>>>>

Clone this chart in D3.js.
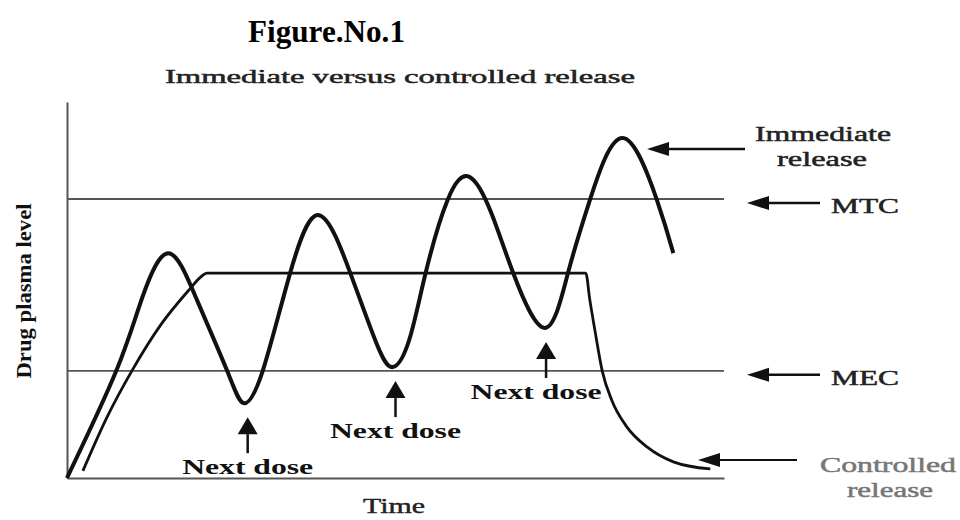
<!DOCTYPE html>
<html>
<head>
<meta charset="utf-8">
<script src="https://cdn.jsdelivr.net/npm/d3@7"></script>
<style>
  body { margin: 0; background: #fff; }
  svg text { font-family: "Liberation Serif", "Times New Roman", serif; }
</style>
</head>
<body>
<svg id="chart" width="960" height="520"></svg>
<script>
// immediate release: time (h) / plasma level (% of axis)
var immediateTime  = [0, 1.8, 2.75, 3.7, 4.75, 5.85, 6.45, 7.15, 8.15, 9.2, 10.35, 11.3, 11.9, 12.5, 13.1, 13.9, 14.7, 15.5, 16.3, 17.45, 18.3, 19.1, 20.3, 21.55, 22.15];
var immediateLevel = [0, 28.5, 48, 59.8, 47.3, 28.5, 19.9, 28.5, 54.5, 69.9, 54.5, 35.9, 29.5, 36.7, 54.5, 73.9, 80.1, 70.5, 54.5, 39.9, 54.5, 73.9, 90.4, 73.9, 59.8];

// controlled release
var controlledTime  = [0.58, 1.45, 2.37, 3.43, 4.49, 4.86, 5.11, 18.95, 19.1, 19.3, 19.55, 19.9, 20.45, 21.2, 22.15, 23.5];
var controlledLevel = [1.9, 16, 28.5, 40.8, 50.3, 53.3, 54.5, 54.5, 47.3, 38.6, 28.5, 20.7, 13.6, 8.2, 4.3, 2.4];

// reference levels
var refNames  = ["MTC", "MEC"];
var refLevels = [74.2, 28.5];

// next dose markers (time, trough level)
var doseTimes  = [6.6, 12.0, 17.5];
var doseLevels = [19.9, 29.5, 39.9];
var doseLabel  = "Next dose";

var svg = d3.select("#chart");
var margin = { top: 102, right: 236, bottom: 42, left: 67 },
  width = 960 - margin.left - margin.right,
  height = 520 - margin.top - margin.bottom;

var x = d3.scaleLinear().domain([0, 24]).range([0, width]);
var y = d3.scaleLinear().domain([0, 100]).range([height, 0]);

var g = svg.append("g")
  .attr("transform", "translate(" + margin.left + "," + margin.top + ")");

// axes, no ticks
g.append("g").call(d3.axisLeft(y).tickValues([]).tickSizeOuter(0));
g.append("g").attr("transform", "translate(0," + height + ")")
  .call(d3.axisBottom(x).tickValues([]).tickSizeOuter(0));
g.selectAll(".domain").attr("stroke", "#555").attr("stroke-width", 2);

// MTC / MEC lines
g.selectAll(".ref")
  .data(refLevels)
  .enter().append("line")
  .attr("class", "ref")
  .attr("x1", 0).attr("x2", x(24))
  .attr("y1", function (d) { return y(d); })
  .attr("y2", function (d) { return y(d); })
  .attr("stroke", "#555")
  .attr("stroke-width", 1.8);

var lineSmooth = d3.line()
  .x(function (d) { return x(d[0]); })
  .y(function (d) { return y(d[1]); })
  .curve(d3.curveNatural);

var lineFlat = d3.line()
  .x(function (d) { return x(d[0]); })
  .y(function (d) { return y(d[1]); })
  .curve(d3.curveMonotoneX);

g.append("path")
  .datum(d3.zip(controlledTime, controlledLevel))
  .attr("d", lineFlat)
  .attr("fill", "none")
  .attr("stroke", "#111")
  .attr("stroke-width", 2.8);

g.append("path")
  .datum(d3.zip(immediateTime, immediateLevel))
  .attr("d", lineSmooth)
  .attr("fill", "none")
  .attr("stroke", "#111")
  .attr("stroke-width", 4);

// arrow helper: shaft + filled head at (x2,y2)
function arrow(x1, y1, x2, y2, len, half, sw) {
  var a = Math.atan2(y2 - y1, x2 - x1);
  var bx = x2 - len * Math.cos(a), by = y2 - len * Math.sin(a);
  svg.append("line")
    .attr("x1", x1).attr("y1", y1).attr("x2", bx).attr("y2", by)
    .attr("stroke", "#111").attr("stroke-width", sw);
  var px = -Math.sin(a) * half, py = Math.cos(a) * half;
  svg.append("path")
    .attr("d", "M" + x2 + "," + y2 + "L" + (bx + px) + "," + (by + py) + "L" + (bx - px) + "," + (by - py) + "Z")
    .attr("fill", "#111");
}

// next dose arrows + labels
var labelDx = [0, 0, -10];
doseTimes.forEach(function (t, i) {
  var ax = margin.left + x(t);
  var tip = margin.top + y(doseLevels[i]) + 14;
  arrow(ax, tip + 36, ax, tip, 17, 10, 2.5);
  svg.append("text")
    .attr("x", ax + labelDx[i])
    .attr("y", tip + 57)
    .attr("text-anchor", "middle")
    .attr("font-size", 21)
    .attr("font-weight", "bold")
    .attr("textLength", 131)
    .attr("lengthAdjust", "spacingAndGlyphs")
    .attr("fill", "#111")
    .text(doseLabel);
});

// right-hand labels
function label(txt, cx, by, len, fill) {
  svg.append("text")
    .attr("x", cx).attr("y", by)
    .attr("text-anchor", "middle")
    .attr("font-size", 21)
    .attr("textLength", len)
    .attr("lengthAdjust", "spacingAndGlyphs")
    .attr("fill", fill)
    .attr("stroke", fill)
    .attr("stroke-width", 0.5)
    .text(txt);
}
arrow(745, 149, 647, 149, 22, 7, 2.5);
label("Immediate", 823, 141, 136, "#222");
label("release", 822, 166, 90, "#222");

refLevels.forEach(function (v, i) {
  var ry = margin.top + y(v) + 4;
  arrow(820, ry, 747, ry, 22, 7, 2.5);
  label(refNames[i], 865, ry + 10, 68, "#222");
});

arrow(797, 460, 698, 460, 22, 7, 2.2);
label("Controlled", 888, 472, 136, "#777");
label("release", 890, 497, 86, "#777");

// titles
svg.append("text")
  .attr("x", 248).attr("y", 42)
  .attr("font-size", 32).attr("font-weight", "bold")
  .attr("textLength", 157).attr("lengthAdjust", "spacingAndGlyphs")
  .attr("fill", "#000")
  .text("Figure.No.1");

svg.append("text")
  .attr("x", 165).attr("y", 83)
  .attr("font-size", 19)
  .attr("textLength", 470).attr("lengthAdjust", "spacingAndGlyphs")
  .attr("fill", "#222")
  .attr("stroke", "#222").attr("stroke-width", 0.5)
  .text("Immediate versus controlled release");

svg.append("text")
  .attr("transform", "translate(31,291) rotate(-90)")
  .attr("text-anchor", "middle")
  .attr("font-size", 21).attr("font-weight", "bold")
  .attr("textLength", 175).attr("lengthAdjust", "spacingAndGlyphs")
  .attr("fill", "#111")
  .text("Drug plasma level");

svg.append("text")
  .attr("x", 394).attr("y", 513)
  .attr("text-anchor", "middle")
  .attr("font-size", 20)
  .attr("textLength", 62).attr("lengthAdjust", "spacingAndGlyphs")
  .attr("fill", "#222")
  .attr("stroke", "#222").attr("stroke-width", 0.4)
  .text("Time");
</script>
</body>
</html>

<<<<

▶ _Task directions_: Write out every line above exactly as it is, leaving out the pictures.

▶ _Exercise answer_:
Clone this chart in D3.js.
<!DOCTYPE html>
<html>
<head>
<meta charset="utf-8">
<script src="https://cdn.jsdelivr.net/npm/d3@7"></script>
<style>
  body { margin: 0; background: #fff; }
  svg text { font-family: "Liberation Serif", "Times New Roman", serif; }
</style>
</head>
<body>
<svg id="chart" width="960" height="520"></svg>
<script>
// immediate release: time (h) / plasma level (% of axis)
var immediateTime  = [0, 1.8, 2.75, 3.7, 4.75, 5.85, 6.45, 7.15, 8.15, 9.2, 10.35, 11.3, 11.9, 12.5, 13.1, 13.9, 14.7, 15.5, 16.3, 17.45, 18.3, 19.1, 20.3, 21.55, 22.15];
var immediateLevel = [0, 28.5, 48, 59.8, 47.3, 28.5, 19.9, 28.5, 54.5, 69.9, 54.5, 35.9, 29.5, 36.7, 54.5, 73.9, 80.1, 70.5, 54.5, 39.9, 54.5, 73.9, 90.4, 73.9, 59.8];

// controlled release
var controlledTime  = [0.58, 1.45, 2.37, 3.43, 4.49, 4.86, 5.11, 18.95, 19.1, 19.3, 19.55, 19.9, 20.45, 21.2, 22.15, 23.5];
var controlledLevel = [1.9, 16, 28.5, 40.8, 50.3, 53.3, 54.5, 54.5, 47.3, 38.6, 28.5, 20.7, 13.6, 8.2, 4.3, 2.4];

// reference levels
var refNames  = ["MTC", "MEC"];
var refLevels = [74.2, 28.5];

// next dose markers (time, trough level)
var doseTimes  = [6.6, 12.0, 17.5];
var doseLevels = [19.9, 29.5, 39.9];
var doseLabel  = "Next dose";

var svg = d3.select("#chart");
var margin = { top: 102, right: 236, bottom: 42, left: 67 },
  width = 960 - margin.left - margin.right,
  height = 520 - margin.top - margin.bottom;

var x = d3.scaleLinear().domain([0, 24]).range([0, width]);
var y = d3.scaleLinear().domain([0, 100]).range([height, 0]);

var g = svg.append("g")
  .attr("transform", "translate(" + margin.left + "," + margin.top + ")");

// axes, no ticks
g.append("g").call(d3.axisLeft(y).tickValues([]).tickSizeOuter(0));
g.append("g").attr("transform", "translate(0," + height + ")")
  .call(d3.axisBottom(x).tickValues([]).tickSizeOuter(0));
g.selectAll(".domain").attr("stroke", "#555").attr("stroke-width", 2);

// MTC / MEC lines
g.selectAll(".ref")
  .data(refLevels)
  .enter().append("line")
  .attr("class", "ref")
  .attr("x1", 0).attr("x2", x(24))
  .attr("y1", function (d) { return y(d); })
  .attr("y2", function (d) { return y(d); })
  .attr("stroke", "#555")
  .attr("stroke-width", 1.8);

var lineSmooth = d3.line()
  .x(function (d) { return x(d[0]); })
  .y(function (d) { return y(d[1]); })
  .curve(d3.curveNatural);

var lineFlat = d3.line()
  .x(function (d) { return x(d[0]); })
  .y(function (d) { return y(d[1]); })
  .curve(d3.curveMonotoneX);

g.append("path")
  .datum(d3.zip(controlledTime, controlledLevel))
  .attr("d", lineFlat)
  .attr("fill", "none")
  .attr("stroke", "#111")
  .attr("stroke-width", 2.8);

g.append("path")
  .datum(d3.zip(immediateTime, immediateLevel))
  .attr("d", lineSmooth)
  .attr("fill", "none")
  .attr("stroke", "#111")
  .attr("stroke-width", 4);

// arrow helper: shaft + filled head at (x2,y2)
function arrow(x1, y1, x2, y2, len, half, sw) {
  var a = Math.atan2(y2 - y1, x2 - x1);
  var bx = x2 - len * Math.cos(a), by = y2 - len * Math.sin(a);
  svg.append("line")
    .attr("x1", x1).attr("y1", y1).attr("x2", bx).attr("y2", by)
    .attr("stroke", "#111").attr("stroke-width", sw);
  var px = -Math.sin(a) * half, py = Math.cos(a) * half;
  svg.append("path")
    .attr("d", "M" + x2 + "," + y2 + "L" + (bx + px) + "," + (by + py) + "L" + (bx - px) + "," + (by - py) + "Z")
    .attr("fill", "#111");
}

// next dose arrows + labels
var labelDx = [0, 0, -10];
doseTimes.forEach(function (t, i) {
  var ax = margin.left + x(t);
  var tip = margin.top + y(doseLevels[i]) + 14;
  arrow(ax, tip + 36, ax, tip, 17, 10, 2.5);
  svg.append("text")
    .attr("x", ax + labelDx[i])
    .attr("y", tip + 57)
    .attr("text-anchor", "middle")
    .attr("font-size", 21)
    .attr("font-weight", "bold")
    .attr("textLength", 131)
    .attr("lengthAdjust", "spacingAndGlyphs")
    .attr("fill", "#111")
    .text(doseLabel);
});

// right-hand labels
function label(txt, cx, by, len, fill) {
  svg.append("text")
    .attr("x", cx).attr("y", by)
    .attr("text-anchor", "middle")
    .attr("font-size", 21)
    .attr("textLength", len)
    .attr("lengthAdjust", "spacingAndGlyphs")
    .attr("fill", fill)
    .attr("stroke", fill)
    .attr("stroke-width", 0.5)
    .text(txt);
}
arrow(745, 149, 647, 149, 22, 7, 2.5);
label("Immediate", 823, 141, 136, "#222");
label("release", 822, 166, 90, "#222");

refLevels.forEach(function (v, i) {
  var ry = margin.top + y(v) + 4;
  arrow(820, ry, 747, ry, 22, 7, 2.5);
  label(refNames[i], 865, ry + 10, 68, "#222");
});

arrow(797, 460, 698, 460, 22, 7, 2.2);
label("Controlled", 888, 472, 136, "#777");
label("release", 890, 497, 86, "#777");

// titles
svg.append("text")
  .attr("x", 248).attr("y", 42)
  .attr("font-size", 32).attr("font-weight", "bold")
  .attr("textLength", 157).attr("lengthAdjust", "spacingAndGlyphs")
  .attr("fill", "#000")
  .text("Figure.No.1");

svg.append("text")
  .attr("x", 165).attr("y", 83)
  .attr("font-size", 19)
  .attr("textLength", 470).attr("lengthAdjust", "spacingAndGlyphs")
  .attr("fill", "#222")
  .attr("stroke", "#222").attr("stroke-width", 0.5)
  .text("Immediate versus controlled release");

svg.append("text")
  .attr("transform", "translate(31,291) rotate(-90)")
  .attr("text-anchor", "middle")
  .attr("font-size", 21).attr("font-weight", "bold")
  .attr("textLength", 175).attr("lengthAdjust", "spacingAndGlyphs")
  .attr("fill", "#111")
  .text("Drug plasma level");

svg.append("text")
  .attr("x", 394).attr("y", 513)
  .attr("text-anchor", "middle")
  .attr("font-size", 20)
  .attr("textLength", 62).attr("lengthAdjust", "spacingAndGlyphs")
  .attr("fill", "#222")
  .attr("stroke", "#222").attr("stroke-width", 0.4)
  .text("Time");
</script>
</body>
</html>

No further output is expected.